### Excerpt from a dataset
====
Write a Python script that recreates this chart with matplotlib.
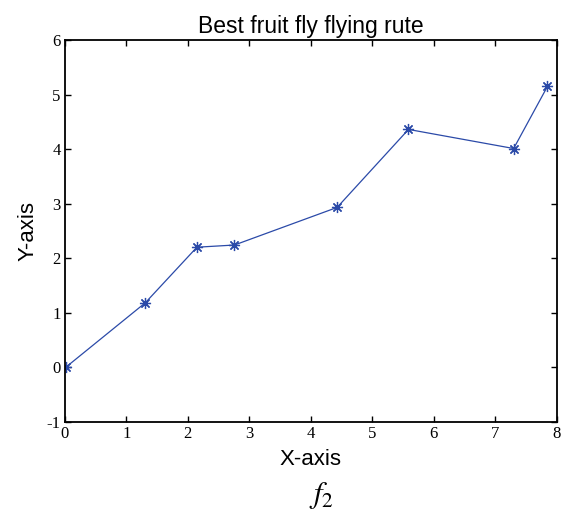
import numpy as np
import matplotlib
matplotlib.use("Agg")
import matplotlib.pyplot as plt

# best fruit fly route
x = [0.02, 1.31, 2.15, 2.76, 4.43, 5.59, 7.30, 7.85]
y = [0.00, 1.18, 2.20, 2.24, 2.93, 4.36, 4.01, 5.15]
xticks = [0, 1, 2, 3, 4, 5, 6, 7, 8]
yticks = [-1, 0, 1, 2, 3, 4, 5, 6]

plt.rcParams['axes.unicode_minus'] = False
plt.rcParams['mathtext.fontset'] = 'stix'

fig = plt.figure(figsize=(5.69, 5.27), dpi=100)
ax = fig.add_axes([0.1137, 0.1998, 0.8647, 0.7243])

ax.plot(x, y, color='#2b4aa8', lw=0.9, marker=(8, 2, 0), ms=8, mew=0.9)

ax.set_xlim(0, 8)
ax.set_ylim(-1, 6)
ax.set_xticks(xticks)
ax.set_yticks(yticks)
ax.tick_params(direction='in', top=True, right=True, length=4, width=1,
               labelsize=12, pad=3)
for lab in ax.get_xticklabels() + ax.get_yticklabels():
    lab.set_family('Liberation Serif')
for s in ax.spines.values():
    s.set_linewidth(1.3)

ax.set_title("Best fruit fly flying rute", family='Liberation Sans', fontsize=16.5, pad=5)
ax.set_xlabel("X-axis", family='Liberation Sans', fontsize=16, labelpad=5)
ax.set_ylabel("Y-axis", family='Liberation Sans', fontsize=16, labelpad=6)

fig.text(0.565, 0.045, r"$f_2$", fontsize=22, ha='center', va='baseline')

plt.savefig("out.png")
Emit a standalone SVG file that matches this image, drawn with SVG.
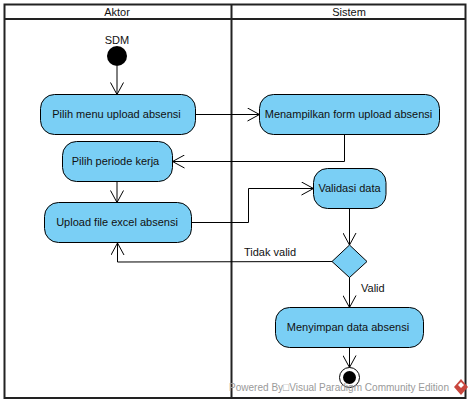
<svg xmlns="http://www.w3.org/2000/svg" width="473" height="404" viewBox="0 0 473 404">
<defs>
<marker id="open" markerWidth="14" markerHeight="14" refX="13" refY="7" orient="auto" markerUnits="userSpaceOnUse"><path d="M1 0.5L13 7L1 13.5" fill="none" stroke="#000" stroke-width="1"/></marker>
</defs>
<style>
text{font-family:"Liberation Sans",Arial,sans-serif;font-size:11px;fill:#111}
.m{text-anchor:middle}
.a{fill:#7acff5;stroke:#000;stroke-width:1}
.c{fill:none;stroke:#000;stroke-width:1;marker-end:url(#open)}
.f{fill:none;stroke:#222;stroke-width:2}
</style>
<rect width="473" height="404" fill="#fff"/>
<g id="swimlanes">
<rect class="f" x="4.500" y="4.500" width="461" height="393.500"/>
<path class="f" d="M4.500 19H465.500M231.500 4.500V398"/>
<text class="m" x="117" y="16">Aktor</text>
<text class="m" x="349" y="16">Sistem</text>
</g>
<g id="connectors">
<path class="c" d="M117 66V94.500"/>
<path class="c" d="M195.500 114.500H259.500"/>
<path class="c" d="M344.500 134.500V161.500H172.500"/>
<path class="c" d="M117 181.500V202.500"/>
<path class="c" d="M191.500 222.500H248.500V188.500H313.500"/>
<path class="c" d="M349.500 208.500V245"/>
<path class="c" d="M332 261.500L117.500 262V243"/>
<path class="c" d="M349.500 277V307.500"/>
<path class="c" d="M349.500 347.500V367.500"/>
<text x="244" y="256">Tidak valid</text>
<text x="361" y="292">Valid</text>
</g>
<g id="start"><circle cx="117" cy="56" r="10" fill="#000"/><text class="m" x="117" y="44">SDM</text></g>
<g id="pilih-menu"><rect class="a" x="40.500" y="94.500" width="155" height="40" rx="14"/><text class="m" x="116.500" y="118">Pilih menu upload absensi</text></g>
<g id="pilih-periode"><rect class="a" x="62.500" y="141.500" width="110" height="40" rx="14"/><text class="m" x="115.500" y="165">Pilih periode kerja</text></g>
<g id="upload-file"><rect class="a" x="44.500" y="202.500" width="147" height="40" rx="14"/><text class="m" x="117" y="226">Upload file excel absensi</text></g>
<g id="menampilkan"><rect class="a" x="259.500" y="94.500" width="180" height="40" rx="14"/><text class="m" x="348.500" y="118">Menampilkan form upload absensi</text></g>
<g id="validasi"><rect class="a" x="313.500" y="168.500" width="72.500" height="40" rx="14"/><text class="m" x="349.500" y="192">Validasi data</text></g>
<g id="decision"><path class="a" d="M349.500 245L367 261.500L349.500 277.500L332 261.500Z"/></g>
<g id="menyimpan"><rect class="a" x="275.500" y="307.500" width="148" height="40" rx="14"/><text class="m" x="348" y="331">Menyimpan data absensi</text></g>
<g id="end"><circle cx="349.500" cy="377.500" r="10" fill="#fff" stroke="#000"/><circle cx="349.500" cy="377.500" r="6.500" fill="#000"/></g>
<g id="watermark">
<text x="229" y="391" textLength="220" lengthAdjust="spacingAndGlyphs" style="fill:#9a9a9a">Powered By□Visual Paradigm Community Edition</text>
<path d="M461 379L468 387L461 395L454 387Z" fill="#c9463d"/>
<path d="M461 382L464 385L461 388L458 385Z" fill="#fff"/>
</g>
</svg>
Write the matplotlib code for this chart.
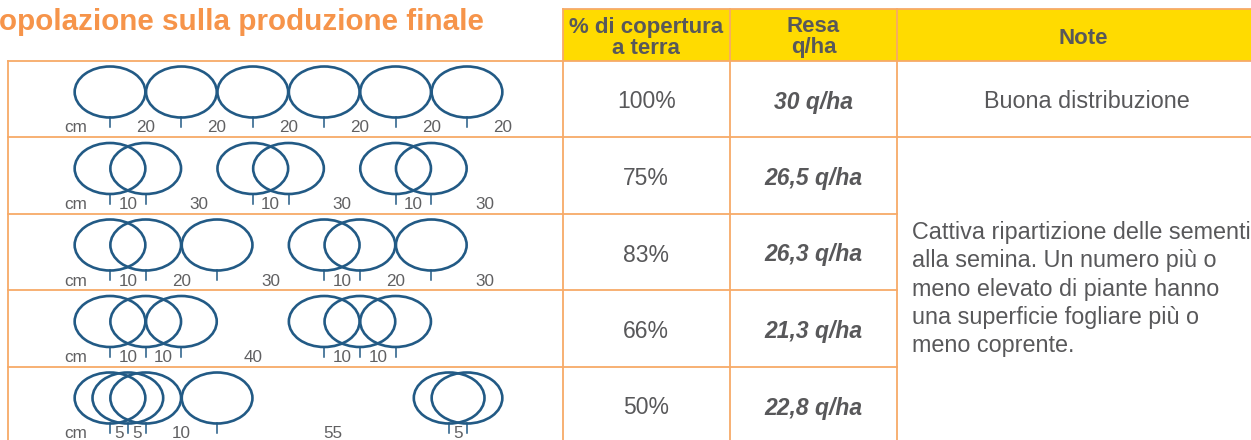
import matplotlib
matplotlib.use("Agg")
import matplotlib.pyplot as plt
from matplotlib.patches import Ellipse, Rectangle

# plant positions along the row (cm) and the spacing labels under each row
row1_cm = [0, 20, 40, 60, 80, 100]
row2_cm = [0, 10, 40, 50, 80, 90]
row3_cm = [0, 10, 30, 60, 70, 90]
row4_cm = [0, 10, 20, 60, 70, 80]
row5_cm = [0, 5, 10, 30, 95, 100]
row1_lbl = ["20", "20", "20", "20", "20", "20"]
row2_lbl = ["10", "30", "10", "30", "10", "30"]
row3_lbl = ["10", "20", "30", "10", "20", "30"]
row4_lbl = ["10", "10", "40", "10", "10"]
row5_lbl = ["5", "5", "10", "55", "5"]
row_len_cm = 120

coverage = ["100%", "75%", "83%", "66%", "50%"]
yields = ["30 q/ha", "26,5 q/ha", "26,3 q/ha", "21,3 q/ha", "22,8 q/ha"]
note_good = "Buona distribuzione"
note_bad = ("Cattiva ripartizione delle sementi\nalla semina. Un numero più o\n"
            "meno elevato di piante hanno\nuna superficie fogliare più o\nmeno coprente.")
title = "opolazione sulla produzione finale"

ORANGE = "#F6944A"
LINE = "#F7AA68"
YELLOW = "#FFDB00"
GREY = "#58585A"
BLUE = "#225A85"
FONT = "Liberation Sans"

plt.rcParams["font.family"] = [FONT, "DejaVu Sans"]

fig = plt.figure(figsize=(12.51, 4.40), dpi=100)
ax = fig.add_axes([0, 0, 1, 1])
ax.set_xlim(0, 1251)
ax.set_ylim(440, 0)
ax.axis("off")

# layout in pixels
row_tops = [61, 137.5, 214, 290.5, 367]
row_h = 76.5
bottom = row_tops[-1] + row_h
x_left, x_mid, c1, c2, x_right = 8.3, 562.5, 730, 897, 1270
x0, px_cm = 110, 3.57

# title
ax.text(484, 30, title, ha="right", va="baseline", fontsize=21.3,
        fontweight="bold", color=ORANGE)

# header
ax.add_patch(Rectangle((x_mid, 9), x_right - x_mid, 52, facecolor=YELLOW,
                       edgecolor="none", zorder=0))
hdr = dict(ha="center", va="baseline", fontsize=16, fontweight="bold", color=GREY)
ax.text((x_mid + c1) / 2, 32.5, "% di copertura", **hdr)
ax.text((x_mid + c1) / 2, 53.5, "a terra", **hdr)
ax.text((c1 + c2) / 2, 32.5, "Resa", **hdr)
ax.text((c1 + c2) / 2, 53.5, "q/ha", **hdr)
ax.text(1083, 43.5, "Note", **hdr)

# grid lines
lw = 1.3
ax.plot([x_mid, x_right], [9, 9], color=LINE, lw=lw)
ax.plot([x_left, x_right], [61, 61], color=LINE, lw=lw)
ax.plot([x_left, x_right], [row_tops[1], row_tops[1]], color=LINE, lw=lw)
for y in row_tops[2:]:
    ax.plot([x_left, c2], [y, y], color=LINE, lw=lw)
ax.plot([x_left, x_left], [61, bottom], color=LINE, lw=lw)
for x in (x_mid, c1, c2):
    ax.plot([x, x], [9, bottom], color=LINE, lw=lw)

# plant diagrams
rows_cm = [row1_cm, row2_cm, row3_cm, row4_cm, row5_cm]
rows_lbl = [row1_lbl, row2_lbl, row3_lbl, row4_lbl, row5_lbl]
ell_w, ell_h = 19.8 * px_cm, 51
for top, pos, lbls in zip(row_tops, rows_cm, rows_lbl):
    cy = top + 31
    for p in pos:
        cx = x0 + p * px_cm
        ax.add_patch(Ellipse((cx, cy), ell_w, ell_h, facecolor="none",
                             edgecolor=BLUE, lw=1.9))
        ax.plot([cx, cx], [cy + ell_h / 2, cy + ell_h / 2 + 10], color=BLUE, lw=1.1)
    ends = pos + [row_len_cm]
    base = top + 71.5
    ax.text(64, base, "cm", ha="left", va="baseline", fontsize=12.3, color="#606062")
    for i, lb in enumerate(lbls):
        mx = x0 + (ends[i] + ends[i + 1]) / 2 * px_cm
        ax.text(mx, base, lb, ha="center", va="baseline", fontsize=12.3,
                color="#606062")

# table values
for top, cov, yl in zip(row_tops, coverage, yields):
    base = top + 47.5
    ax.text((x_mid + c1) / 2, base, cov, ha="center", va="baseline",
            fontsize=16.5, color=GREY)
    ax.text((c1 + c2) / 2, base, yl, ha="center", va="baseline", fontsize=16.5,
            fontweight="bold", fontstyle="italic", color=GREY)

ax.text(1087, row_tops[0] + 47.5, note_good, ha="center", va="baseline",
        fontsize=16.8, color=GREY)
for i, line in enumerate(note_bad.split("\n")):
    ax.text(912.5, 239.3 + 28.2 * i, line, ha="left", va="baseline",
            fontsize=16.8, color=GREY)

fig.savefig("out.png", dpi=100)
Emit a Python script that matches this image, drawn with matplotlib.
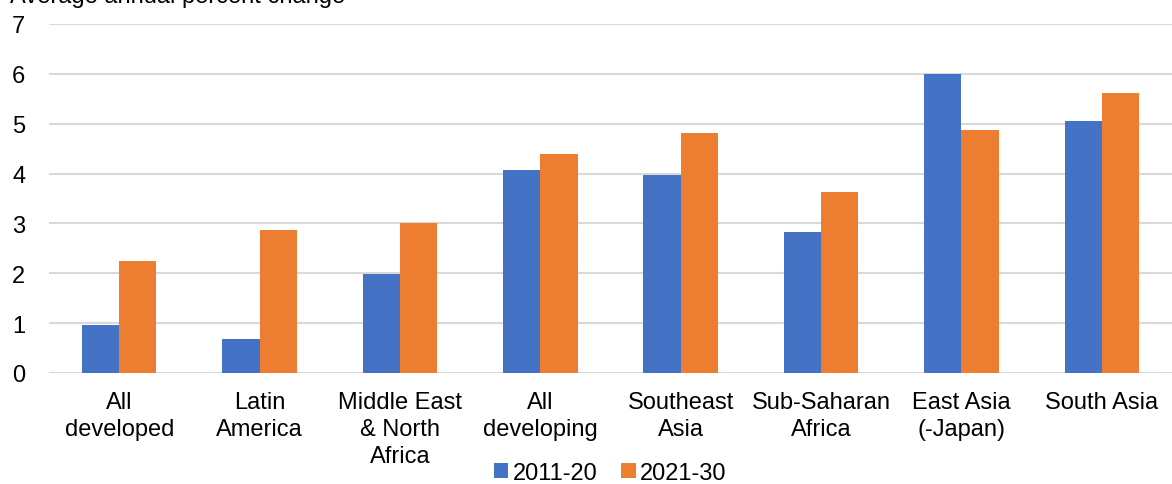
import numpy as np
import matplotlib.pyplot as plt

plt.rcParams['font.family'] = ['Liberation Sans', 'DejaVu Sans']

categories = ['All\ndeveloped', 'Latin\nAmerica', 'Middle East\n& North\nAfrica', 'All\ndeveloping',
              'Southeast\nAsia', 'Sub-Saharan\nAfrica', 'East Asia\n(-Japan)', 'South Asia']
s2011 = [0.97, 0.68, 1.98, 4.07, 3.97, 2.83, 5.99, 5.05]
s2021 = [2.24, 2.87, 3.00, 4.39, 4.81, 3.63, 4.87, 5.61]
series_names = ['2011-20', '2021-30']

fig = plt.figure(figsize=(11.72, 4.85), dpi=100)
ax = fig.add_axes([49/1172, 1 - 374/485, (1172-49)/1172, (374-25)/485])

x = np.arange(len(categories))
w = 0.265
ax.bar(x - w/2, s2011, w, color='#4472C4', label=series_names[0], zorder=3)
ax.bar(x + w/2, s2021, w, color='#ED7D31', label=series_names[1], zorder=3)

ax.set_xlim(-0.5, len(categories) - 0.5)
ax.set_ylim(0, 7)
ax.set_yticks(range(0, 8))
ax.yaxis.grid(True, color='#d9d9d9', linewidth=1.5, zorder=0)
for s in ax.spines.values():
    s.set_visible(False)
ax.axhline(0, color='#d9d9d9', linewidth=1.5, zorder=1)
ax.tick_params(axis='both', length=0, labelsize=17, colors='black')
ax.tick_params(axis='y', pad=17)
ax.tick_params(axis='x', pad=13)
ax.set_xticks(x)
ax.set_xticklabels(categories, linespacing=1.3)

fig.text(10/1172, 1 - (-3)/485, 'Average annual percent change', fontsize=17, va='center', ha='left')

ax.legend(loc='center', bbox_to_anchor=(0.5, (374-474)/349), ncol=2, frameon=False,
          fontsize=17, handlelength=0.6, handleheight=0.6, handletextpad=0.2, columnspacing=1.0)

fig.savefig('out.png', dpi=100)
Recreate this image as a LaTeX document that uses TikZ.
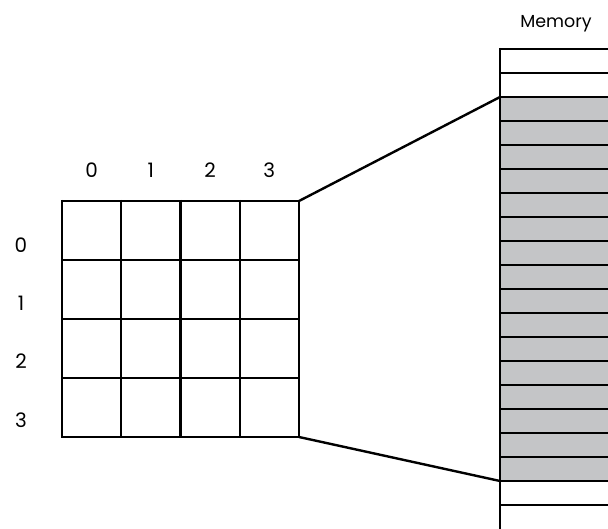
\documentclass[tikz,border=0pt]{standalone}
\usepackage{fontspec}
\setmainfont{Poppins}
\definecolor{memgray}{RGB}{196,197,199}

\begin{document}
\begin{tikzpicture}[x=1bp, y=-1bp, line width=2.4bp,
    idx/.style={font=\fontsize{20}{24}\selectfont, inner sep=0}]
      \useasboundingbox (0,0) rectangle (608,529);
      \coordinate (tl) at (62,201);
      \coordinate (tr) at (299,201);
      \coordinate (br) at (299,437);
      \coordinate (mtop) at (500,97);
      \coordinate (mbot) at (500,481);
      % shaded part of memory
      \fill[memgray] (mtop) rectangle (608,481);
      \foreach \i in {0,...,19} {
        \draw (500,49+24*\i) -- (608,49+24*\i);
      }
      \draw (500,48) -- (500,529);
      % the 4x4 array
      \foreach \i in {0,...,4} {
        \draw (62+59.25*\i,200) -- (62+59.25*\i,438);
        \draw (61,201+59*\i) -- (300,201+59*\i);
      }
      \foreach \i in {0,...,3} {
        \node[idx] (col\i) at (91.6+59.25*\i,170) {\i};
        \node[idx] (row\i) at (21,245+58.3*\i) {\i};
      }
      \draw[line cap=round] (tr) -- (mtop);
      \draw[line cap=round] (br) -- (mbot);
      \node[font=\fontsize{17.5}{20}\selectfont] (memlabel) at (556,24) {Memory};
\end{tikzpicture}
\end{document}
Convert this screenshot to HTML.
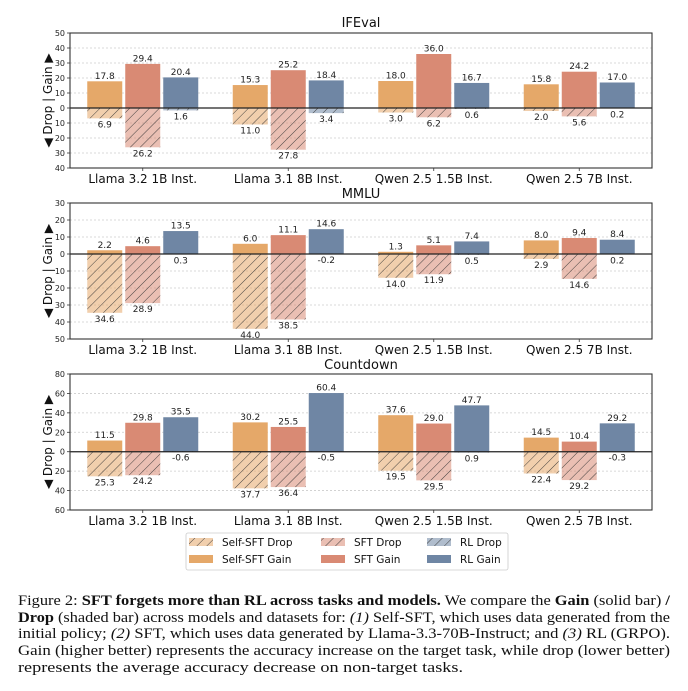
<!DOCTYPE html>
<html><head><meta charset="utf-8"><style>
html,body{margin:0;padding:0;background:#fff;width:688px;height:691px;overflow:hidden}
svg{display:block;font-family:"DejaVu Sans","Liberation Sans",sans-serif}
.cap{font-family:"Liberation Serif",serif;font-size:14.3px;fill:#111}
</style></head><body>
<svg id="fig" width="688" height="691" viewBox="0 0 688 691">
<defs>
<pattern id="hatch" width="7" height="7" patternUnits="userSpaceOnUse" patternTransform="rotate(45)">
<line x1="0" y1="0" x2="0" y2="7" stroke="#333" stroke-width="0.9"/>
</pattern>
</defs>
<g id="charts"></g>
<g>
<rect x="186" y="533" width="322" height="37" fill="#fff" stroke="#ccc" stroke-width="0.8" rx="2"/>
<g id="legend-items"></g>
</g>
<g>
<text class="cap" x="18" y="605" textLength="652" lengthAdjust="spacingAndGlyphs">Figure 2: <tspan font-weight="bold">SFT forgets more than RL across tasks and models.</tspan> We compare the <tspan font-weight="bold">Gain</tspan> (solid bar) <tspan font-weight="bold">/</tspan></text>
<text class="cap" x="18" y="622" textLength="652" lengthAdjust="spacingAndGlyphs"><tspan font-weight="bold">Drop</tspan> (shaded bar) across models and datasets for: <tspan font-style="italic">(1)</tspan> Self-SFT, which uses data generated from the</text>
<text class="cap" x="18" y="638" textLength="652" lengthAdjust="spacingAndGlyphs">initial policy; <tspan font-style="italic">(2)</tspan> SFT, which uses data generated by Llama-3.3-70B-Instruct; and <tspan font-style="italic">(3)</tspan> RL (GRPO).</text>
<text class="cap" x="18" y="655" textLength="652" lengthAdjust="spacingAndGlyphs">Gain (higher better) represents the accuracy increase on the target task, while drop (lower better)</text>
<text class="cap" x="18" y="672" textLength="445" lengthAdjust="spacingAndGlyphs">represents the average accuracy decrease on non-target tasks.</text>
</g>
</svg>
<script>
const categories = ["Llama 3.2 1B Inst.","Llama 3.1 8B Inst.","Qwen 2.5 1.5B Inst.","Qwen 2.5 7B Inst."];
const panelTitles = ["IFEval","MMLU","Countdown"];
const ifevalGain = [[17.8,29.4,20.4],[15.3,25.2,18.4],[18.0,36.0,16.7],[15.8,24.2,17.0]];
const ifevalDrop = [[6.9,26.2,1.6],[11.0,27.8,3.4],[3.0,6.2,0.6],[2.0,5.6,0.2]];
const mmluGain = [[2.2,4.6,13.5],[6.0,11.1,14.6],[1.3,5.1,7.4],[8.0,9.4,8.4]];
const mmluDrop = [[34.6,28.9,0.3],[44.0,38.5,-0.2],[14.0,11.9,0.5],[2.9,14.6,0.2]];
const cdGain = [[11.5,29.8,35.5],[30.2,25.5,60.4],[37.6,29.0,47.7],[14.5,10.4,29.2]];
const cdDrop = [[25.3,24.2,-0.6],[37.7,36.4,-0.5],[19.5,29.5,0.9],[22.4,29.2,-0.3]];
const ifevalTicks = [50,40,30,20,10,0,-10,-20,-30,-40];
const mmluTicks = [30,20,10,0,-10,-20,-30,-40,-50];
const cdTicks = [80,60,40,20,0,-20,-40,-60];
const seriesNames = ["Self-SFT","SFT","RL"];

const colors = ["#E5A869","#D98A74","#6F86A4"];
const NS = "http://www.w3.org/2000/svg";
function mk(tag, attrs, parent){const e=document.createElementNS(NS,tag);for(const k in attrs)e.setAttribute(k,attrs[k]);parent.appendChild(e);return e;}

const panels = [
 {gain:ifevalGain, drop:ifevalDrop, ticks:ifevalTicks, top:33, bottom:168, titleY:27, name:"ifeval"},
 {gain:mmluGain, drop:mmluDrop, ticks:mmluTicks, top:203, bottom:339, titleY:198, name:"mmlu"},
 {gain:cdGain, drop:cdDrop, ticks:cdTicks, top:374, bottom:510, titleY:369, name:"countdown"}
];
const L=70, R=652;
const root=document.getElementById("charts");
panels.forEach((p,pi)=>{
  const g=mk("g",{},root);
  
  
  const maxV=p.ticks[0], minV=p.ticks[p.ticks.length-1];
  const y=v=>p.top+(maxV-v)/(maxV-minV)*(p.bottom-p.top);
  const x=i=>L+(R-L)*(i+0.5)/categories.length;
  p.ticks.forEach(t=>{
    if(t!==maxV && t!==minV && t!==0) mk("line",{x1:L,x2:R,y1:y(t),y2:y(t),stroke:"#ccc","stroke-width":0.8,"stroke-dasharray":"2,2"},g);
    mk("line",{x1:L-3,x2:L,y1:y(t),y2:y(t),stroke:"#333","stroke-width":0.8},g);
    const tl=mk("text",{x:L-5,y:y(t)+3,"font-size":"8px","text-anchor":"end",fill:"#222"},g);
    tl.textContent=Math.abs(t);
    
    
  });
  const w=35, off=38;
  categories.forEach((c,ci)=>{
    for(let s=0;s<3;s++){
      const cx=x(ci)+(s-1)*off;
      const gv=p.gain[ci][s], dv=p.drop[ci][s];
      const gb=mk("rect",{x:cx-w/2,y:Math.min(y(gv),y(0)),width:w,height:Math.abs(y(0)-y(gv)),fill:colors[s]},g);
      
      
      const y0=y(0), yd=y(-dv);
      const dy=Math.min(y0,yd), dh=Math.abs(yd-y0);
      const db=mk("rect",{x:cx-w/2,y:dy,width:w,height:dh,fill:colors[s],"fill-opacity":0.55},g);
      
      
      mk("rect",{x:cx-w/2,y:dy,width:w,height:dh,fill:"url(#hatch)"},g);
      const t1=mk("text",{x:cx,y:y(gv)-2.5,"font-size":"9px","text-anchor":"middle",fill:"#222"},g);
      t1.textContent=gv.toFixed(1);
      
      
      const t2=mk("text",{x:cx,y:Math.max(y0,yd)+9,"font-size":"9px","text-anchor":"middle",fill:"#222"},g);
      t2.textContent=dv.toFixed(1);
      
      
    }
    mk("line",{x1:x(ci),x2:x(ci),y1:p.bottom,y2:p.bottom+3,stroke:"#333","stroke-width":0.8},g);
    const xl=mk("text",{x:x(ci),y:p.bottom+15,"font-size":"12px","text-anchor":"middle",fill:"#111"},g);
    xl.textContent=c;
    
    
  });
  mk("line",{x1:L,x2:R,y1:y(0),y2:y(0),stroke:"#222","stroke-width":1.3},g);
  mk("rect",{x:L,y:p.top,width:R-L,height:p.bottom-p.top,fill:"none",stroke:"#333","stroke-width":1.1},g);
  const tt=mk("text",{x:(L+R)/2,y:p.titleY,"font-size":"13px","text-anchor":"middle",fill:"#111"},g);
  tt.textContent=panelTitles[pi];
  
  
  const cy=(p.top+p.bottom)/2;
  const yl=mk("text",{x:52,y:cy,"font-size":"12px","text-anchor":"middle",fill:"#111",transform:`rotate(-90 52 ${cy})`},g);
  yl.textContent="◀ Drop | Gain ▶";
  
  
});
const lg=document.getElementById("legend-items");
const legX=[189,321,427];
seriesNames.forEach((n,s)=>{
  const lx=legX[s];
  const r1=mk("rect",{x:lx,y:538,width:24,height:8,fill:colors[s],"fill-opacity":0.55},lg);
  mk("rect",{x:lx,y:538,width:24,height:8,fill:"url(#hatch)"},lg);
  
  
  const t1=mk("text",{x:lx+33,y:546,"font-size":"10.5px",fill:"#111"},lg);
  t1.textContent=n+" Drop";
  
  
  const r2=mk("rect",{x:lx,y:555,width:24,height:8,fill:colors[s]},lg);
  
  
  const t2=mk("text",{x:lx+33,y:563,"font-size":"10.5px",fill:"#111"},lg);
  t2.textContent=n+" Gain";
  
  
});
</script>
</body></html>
====
### Your instructions
Identify which lines contain the word "that" and copy each one.

### The reply
Write a Python script that recreates this chart with matplotlib.
Emit a standalone SVG file that matches this image, drawn with SVG.
Emit a Python script that matches this image, drawn with matplotlib.
Recreate this image as a LaTeX document that uses TikZ.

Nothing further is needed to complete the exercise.